> [TASK BRIEF]:
Write out each line that follows exactly as it stands, without the pictures.

^^^^^^^^

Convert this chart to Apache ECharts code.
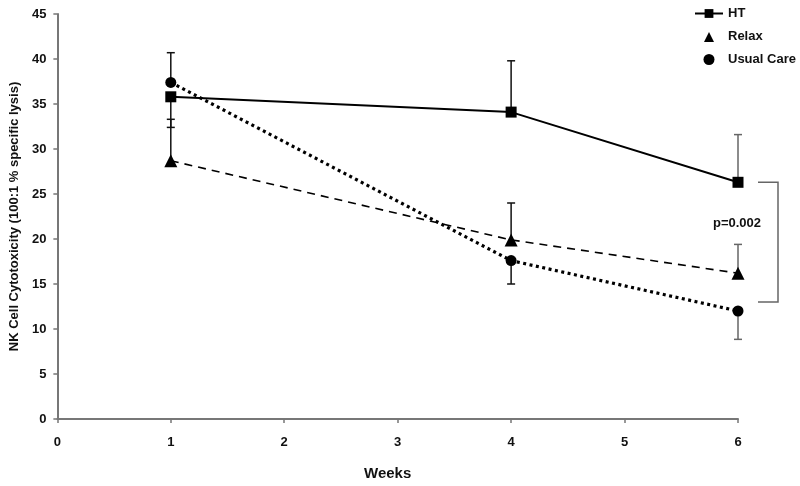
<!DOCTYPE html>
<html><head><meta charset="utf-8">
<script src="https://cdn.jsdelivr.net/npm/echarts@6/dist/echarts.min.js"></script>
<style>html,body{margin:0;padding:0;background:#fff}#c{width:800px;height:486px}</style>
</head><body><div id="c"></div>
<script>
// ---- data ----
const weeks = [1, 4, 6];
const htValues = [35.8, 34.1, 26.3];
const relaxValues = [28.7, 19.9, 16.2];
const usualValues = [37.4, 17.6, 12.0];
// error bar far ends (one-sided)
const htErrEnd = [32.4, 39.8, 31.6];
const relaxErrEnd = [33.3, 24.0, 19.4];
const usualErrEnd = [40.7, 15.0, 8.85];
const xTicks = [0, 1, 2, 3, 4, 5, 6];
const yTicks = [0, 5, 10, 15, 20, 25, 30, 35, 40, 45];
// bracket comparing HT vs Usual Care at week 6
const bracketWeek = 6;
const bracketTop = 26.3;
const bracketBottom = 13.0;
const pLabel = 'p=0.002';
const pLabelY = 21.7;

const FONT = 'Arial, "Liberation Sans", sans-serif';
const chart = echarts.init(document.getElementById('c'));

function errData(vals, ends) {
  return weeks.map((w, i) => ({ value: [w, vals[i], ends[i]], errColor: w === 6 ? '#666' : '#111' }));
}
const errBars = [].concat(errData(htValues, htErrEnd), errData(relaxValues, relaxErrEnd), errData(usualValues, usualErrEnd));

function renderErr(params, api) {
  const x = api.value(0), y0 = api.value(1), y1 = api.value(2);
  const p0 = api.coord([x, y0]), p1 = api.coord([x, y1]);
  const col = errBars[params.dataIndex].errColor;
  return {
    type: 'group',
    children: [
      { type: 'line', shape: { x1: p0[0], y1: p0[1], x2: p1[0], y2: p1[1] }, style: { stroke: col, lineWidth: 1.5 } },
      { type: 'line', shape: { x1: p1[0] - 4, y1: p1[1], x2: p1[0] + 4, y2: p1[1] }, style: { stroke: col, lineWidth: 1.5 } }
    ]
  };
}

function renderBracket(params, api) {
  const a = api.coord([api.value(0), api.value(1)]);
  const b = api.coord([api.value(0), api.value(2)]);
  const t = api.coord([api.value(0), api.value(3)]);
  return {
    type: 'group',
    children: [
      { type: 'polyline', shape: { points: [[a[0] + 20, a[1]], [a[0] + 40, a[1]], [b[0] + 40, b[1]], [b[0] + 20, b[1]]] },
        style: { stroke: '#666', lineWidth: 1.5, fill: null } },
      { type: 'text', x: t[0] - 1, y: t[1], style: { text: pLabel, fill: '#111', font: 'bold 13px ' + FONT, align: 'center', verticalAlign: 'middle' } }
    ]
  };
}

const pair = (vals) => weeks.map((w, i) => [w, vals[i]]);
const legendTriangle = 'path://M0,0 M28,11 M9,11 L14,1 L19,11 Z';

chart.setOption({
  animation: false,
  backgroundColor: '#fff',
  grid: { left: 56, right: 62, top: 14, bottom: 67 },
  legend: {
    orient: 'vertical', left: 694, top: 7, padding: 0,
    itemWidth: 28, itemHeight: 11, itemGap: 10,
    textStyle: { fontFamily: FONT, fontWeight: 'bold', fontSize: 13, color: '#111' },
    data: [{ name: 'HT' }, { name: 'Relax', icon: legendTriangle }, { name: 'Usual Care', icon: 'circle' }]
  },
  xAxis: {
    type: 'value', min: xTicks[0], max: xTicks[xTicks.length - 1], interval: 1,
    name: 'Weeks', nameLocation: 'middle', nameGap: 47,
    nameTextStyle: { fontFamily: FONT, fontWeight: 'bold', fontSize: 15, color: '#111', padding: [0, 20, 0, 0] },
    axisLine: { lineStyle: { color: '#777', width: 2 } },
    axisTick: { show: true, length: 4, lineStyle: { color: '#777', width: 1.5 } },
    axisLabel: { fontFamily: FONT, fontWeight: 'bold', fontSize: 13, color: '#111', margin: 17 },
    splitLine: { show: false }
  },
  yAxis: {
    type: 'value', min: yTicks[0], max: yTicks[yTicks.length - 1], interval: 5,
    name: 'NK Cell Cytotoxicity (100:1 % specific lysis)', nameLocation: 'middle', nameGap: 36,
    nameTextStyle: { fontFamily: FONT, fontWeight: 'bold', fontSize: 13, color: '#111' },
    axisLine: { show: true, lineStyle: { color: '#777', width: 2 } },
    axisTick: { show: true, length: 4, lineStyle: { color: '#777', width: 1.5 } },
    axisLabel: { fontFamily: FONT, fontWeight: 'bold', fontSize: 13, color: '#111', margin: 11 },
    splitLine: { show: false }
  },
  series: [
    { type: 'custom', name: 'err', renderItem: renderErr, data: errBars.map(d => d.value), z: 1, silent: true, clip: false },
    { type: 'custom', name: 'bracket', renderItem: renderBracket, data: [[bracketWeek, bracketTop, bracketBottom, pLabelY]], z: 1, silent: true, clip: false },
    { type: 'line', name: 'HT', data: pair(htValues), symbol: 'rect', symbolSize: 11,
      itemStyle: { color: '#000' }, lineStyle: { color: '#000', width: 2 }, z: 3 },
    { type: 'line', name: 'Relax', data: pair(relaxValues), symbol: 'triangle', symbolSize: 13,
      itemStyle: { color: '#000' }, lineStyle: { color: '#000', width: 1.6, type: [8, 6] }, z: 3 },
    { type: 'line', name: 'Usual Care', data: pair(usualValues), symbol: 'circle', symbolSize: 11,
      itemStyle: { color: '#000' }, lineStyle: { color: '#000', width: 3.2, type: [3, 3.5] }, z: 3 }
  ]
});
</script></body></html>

^^^^^^^^

> [ANSWER TO THIS PROBLEM]:
Convert this chart to Apache ECharts code.
<!DOCTYPE html>
<html><head><meta charset="utf-8">
<script src="https://cdn.jsdelivr.net/npm/echarts@6/dist/echarts.min.js"></script>
<style>html,body{margin:0;padding:0;background:#fff}#c{width:800px;height:486px}</style>
</head><body><div id="c"></div>
<script>
// ---- data ----
const weeks = [1, 4, 6];
const htValues = [35.8, 34.1, 26.3];
const relaxValues = [28.7, 19.9, 16.2];
const usualValues = [37.4, 17.6, 12.0];
// error bar far ends (one-sided)
const htErrEnd = [32.4, 39.8, 31.6];
const relaxErrEnd = [33.3, 24.0, 19.4];
const usualErrEnd = [40.7, 15.0, 8.85];
const xTicks = [0, 1, 2, 3, 4, 5, 6];
const yTicks = [0, 5, 10, 15, 20, 25, 30, 35, 40, 45];
// bracket comparing HT vs Usual Care at week 6
const bracketWeek = 6;
const bracketTop = 26.3;
const bracketBottom = 13.0;
const pLabel = 'p=0.002';
const pLabelY = 21.7;

const FONT = 'Arial, "Liberation Sans", sans-serif';
const chart = echarts.init(document.getElementById('c'));

function errData(vals, ends) {
  return weeks.map((w, i) => ({ value: [w, vals[i], ends[i]], errColor: w === 6 ? '#666' : '#111' }));
}
const errBars = [].concat(errData(htValues, htErrEnd), errData(relaxValues, relaxErrEnd), errData(usualValues, usualErrEnd));

function renderErr(params, api) {
  const x = api.value(0), y0 = api.value(1), y1 = api.value(2);
  const p0 = api.coord([x, y0]), p1 = api.coord([x, y1]);
  const col = errBars[params.dataIndex].errColor;
  return {
    type: 'group',
    children: [
      { type: 'line', shape: { x1: p0[0], y1: p0[1], x2: p1[0], y2: p1[1] }, style: { stroke: col, lineWidth: 1.5 } },
      { type: 'line', shape: { x1: p1[0] - 4, y1: p1[1], x2: p1[0] + 4, y2: p1[1] }, style: { stroke: col, lineWidth: 1.5 } }
    ]
  };
}

function renderBracket(params, api) {
  const a = api.coord([api.value(0), api.value(1)]);
  const b = api.coord([api.value(0), api.value(2)]);
  const t = api.coord([api.value(0), api.value(3)]);
  return {
    type: 'group',
    children: [
      { type: 'polyline', shape: { points: [[a[0] + 20, a[1]], [a[0] + 40, a[1]], [b[0] + 40, b[1]], [b[0] + 20, b[1]]] },
        style: { stroke: '#666', lineWidth: 1.5, fill: null } },
      { type: 'text', x: t[0] - 1, y: t[1], style: { text: pLabel, fill: '#111', font: 'bold 13px ' + FONT, align: 'center', verticalAlign: 'middle' } }
    ]
  };
}

const pair = (vals) => weeks.map((w, i) => [w, vals[i]]);
const legendTriangle = 'path://M0,0 M28,11 M9,11 L14,1 L19,11 Z';

chart.setOption({
  animation: false,
  backgroundColor: '#fff',
  grid: { left: 56, right: 62, top: 14, bottom: 67 },
  legend: {
    orient: 'vertical', left: 694, top: 7, padding: 0,
    itemWidth: 28, itemHeight: 11, itemGap: 10,
    textStyle: { fontFamily: FONT, fontWeight: 'bold', fontSize: 13, color: '#111' },
    data: [{ name: 'HT' }, { name: 'Relax', icon: legendTriangle }, { name: 'Usual Care', icon: 'circle' }]
  },
  xAxis: {
    type: 'value', min: xTicks[0], max: xTicks[xTicks.length - 1], interval: 1,
    name: 'Weeks', nameLocation: 'middle', nameGap: 47,
    nameTextStyle: { fontFamily: FONT, fontWeight: 'bold', fontSize: 15, color: '#111', padding: [0, 20, 0, 0] },
    axisLine: { lineStyle: { color: '#777', width: 2 } },
    axisTick: { show: true, length: 4, lineStyle: { color: '#777', width: 1.5 } },
    axisLabel: { fontFamily: FONT, fontWeight: 'bold', fontSize: 13, color: '#111', margin: 17 },
    splitLine: { show: false }
  },
  yAxis: {
    type: 'value', min: yTicks[0], max: yTicks[yTicks.length - 1], interval: 5,
    name: 'NK Cell Cytotoxicity (100:1 % specific lysis)', nameLocation: 'middle', nameGap: 36,
    nameTextStyle: { fontFamily: FONT, fontWeight: 'bold', fontSize: 13, color: '#111' },
    axisLine: { show: true, lineStyle: { color: '#777', width: 2 } },
    axisTick: { show: true, length: 4, lineStyle: { color: '#777', width: 1.5 } },
    axisLabel: { fontFamily: FONT, fontWeight: 'bold', fontSize: 13, color: '#111', margin: 11 },
    splitLine: { show: false }
  },
  series: [
    { type: 'custom', name: 'err', renderItem: renderErr, data: errBars.map(d => d.value), z: 1, silent: true, clip: false },
    { type: 'custom', name: 'bracket', renderItem: renderBracket, data: [[bracketWeek, bracketTop, bracketBottom, pLabelY]], z: 1, silent: true, clip: false },
    { type: 'line', name: 'HT', data: pair(htValues), symbol: 'rect', symbolSize: 11,
      itemStyle: { color: '#000' }, lineStyle: { color: '#000', width: 2 }, z: 3 },
    { type: 'line', name: 'Relax', data: pair(relaxValues), symbol: 'triangle', symbolSize: 13,
      itemStyle: { color: '#000' }, lineStyle: { color: '#000', width: 1.6, type: [8, 6] }, z: 3 },
    { type: 'line', name: 'Usual Care', data: pair(usualValues), symbol: 'circle', symbolSize: 11,
      itemStyle: { color: '#000' }, lineStyle: { color: '#000', width: 3.2, type: [3, 3.5] }, z: 3 }
  ]
});
</script></body></html>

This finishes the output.